Dataset records:

— START —

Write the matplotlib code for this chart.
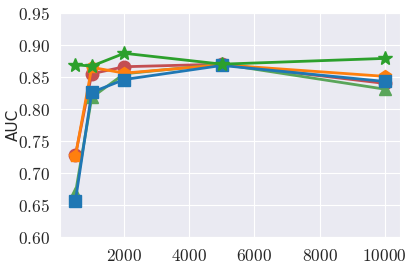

— END —
— START —

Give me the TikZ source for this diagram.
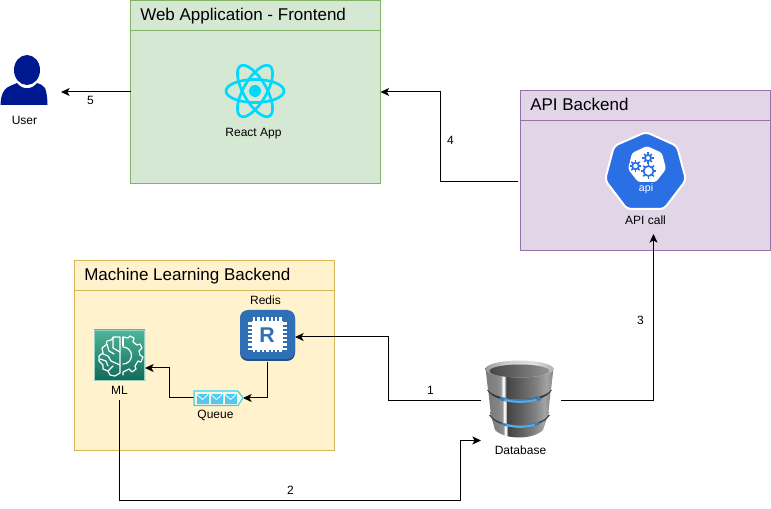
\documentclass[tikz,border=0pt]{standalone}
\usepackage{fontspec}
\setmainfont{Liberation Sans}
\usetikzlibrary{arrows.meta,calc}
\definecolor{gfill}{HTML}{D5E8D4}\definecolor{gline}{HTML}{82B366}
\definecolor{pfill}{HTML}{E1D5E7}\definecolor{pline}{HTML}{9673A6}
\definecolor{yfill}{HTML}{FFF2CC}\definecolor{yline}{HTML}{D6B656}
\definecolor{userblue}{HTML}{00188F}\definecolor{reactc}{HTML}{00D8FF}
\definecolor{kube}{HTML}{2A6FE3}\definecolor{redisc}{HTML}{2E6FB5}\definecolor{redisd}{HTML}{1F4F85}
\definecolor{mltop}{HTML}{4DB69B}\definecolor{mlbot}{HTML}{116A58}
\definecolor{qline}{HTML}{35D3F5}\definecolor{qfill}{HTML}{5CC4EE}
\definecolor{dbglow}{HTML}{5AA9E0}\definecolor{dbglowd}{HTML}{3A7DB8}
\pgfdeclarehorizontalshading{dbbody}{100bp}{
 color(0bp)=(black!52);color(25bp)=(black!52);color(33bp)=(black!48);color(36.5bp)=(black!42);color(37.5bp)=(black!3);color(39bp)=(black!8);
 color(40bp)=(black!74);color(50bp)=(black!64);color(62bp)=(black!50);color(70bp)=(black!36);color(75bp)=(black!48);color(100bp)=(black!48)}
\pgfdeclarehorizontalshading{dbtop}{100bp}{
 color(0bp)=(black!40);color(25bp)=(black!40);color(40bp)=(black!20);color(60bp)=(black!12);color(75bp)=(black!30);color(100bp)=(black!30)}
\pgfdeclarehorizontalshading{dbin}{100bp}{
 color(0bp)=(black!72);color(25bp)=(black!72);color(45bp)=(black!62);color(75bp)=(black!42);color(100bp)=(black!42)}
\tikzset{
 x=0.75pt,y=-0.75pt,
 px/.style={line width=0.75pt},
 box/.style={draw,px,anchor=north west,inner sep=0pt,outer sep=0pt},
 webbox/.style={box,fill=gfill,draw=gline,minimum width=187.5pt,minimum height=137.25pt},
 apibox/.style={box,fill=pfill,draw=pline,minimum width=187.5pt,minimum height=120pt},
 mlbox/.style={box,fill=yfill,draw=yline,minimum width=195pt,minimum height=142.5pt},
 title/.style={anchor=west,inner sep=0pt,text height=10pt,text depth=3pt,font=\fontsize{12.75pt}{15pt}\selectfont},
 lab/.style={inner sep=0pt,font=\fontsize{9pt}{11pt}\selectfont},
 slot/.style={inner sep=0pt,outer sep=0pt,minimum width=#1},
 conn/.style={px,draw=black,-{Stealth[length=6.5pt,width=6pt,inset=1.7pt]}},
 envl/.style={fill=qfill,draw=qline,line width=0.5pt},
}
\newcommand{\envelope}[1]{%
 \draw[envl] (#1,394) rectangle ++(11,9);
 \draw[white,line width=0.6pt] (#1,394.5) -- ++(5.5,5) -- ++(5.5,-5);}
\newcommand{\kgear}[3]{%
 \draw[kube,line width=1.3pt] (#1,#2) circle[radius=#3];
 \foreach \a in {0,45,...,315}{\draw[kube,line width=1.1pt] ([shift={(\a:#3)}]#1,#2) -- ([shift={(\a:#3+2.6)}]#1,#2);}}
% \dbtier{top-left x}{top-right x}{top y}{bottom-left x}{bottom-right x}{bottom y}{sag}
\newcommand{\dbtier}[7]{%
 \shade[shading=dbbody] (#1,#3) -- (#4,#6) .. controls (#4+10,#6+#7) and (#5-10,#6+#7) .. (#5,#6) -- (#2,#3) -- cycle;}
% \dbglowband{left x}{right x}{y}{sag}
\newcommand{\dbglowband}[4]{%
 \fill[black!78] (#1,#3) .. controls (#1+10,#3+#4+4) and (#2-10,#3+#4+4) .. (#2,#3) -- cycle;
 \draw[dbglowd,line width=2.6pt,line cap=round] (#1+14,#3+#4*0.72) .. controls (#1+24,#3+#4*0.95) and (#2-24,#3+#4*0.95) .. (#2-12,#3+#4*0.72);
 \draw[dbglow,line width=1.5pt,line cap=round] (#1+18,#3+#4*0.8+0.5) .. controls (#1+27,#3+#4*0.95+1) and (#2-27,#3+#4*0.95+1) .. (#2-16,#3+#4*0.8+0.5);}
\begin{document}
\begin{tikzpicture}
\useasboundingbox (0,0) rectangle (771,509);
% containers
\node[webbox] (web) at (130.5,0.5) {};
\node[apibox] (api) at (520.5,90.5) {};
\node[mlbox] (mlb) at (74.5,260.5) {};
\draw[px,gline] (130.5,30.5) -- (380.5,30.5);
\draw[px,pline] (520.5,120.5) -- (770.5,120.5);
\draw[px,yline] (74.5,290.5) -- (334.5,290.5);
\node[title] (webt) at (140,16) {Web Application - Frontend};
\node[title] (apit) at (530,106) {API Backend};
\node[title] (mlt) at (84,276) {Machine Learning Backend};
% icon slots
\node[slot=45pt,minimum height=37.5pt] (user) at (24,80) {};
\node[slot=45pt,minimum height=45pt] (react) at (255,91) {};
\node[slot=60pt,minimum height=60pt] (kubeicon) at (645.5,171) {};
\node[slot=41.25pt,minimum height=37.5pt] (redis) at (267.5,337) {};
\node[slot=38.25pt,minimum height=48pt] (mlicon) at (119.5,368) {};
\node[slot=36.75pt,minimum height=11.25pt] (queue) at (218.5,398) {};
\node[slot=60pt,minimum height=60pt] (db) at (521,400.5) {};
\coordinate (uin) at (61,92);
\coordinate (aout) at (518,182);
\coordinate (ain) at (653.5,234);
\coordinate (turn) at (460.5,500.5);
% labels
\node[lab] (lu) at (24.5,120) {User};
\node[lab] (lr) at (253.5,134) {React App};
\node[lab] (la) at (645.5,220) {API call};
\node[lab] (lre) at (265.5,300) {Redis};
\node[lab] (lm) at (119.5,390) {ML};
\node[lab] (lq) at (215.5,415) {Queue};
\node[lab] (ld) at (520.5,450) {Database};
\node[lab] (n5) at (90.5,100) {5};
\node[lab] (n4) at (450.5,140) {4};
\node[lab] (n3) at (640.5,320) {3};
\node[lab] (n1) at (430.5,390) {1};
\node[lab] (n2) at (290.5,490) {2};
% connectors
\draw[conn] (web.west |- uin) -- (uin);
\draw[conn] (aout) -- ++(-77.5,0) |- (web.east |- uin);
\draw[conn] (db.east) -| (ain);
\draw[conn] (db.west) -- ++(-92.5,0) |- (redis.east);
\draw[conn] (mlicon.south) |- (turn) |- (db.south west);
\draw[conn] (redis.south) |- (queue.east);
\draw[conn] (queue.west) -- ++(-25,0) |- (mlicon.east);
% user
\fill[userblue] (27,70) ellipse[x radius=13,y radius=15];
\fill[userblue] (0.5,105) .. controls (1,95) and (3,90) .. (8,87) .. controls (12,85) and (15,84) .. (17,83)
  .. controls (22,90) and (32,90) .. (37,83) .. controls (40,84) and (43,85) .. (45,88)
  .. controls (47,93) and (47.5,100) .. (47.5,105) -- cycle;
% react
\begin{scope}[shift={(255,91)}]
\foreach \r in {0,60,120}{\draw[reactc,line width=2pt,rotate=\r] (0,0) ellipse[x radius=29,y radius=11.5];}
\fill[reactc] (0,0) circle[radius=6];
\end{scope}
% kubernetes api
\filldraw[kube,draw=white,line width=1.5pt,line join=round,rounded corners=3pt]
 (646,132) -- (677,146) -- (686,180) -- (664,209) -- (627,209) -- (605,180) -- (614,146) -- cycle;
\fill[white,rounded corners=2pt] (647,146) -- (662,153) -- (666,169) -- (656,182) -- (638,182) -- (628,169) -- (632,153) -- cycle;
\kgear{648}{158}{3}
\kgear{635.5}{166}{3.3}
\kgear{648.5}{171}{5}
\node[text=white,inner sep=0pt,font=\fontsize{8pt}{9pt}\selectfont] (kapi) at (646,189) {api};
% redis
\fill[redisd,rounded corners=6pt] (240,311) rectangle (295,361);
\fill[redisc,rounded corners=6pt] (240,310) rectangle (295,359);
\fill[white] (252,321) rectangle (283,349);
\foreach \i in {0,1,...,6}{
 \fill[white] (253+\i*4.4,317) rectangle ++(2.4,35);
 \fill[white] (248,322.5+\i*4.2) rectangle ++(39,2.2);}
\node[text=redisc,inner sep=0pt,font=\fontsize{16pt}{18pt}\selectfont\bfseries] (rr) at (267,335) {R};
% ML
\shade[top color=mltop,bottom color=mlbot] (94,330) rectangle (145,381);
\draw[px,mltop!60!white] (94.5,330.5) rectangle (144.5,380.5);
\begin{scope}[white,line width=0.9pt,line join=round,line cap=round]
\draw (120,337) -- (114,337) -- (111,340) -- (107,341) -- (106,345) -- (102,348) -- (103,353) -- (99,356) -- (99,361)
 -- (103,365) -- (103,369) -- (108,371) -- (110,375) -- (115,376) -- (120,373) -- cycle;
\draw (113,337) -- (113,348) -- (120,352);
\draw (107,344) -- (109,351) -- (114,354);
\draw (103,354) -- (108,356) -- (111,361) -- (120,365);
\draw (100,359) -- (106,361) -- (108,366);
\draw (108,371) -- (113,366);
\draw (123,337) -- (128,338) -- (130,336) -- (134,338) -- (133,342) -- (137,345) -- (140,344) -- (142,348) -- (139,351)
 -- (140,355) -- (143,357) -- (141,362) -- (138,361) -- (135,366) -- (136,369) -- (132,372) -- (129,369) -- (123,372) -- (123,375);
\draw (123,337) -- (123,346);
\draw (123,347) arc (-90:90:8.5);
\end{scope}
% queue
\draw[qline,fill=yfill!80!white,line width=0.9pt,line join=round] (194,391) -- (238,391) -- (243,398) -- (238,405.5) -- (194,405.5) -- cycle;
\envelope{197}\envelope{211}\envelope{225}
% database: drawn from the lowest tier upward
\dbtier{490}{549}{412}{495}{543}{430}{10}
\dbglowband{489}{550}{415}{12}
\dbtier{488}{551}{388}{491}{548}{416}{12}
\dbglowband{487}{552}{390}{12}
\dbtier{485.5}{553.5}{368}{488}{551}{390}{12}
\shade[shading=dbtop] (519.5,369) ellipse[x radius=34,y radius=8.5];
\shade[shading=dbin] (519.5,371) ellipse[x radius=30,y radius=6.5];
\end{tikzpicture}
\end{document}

— END —

Exercise prompt: Write out every line of the data that holds the word "this".

Reply:
Write the matplotlib code for this chart.
Give me the TikZ source for this diagram.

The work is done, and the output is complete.